## EXERCISE DETAILS
Extract the listing in its entirety, keeping each line identical to the original.

────────────────

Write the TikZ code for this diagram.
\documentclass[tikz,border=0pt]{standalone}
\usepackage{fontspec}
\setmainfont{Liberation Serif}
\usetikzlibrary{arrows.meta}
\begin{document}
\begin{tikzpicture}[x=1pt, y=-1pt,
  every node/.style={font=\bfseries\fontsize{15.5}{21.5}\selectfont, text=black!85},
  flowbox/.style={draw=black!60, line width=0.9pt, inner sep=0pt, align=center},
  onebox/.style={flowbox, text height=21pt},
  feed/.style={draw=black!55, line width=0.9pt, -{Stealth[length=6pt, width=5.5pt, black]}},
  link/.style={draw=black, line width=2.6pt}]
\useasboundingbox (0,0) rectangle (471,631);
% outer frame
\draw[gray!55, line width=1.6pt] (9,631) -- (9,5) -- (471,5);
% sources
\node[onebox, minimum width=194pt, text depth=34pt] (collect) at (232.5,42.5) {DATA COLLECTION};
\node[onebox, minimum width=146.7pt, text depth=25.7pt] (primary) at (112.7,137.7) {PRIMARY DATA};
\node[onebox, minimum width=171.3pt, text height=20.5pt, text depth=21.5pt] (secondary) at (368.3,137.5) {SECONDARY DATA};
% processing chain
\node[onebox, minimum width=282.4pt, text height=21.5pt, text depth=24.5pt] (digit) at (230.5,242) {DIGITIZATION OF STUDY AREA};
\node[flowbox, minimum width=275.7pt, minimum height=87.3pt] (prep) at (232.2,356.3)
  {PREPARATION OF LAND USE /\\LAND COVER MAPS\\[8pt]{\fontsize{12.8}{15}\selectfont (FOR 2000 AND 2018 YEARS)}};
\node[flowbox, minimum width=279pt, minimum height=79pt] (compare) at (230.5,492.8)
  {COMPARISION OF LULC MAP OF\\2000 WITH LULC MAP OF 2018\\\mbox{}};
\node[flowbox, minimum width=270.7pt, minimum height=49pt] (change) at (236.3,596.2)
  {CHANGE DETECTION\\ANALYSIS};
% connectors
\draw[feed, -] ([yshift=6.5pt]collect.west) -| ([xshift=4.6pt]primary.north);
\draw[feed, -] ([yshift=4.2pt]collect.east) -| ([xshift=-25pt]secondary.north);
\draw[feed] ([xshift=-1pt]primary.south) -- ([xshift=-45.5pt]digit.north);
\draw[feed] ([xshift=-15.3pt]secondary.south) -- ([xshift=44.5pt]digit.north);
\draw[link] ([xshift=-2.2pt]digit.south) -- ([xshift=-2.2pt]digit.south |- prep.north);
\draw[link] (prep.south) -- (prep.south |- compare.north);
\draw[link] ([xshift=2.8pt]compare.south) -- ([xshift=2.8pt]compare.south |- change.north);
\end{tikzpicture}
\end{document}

────────────────

## THE COMPLETED TASK
Write the TikZ code for this diagram.
\documentclass[tikz,border=0pt]{standalone}
\usepackage{fontspec}
\setmainfont{Liberation Serif}
\usetikzlibrary{arrows.meta}
\begin{document}
\begin{tikzpicture}[x=1pt, y=-1pt,
  every node/.style={font=\bfseries\fontsize{15.5}{21.5}\selectfont, text=black!85},
  flowbox/.style={draw=black!60, line width=0.9pt, inner sep=0pt, align=center},
  onebox/.style={flowbox, text height=21pt},
  feed/.style={draw=black!55, line width=0.9pt, -{Stealth[length=6pt, width=5.5pt, black]}},
  link/.style={draw=black, line width=2.6pt}]
\useasboundingbox (0,0) rectangle (471,631);
% outer frame
\draw[gray!55, line width=1.6pt] (9,631) -- (9,5) -- (471,5);
% sources
\node[onebox, minimum width=194pt, text depth=34pt] (collect) at (232.5,42.5) {DATA COLLECTION};
\node[onebox, minimum width=146.7pt, text depth=25.7pt] (primary) at (112.7,137.7) {PRIMARY DATA};
\node[onebox, minimum width=171.3pt, text height=20.5pt, text depth=21.5pt] (secondary) at (368.3,137.5) {SECONDARY DATA};
% processing chain
\node[onebox, minimum width=282.4pt, text height=21.5pt, text depth=24.5pt] (digit) at (230.5,242) {DIGITIZATION OF STUDY AREA};
\node[flowbox, minimum width=275.7pt, minimum height=87.3pt] (prep) at (232.2,356.3)
  {PREPARATION OF LAND USE /\\LAND COVER MAPS\\[8pt]{\fontsize{12.8}{15}\selectfont (FOR 2000 AND 2018 YEARS)}};
\node[flowbox, minimum width=279pt, minimum height=79pt] (compare) at (230.5,492.8)
  {COMPARISION OF LULC MAP OF\\2000 WITH LULC MAP OF 2018\\\mbox{}};
\node[flowbox, minimum width=270.7pt, minimum height=49pt] (change) at (236.3,596.2)
  {CHANGE DETECTION\\ANALYSIS};
% connectors
\draw[feed, -] ([yshift=6.5pt]collect.west) -| ([xshift=4.6pt]primary.north);
\draw[feed, -] ([yshift=4.2pt]collect.east) -| ([xshift=-25pt]secondary.north);
\draw[feed] ([xshift=-1pt]primary.south) -- ([xshift=-45.5pt]digit.north);
\draw[feed] ([xshift=-15.3pt]secondary.south) -- ([xshift=44.5pt]digit.north);
\draw[link] ([xshift=-2.2pt]digit.south) -- ([xshift=-2.2pt]digit.south |- prep.north);
\draw[link] (prep.south) -- (prep.south |- compare.north);
\draw[link] ([xshift=2.8pt]compare.south) -- ([xshift=2.8pt]compare.south |- change.north);
\end{tikzpicture}
\end{document}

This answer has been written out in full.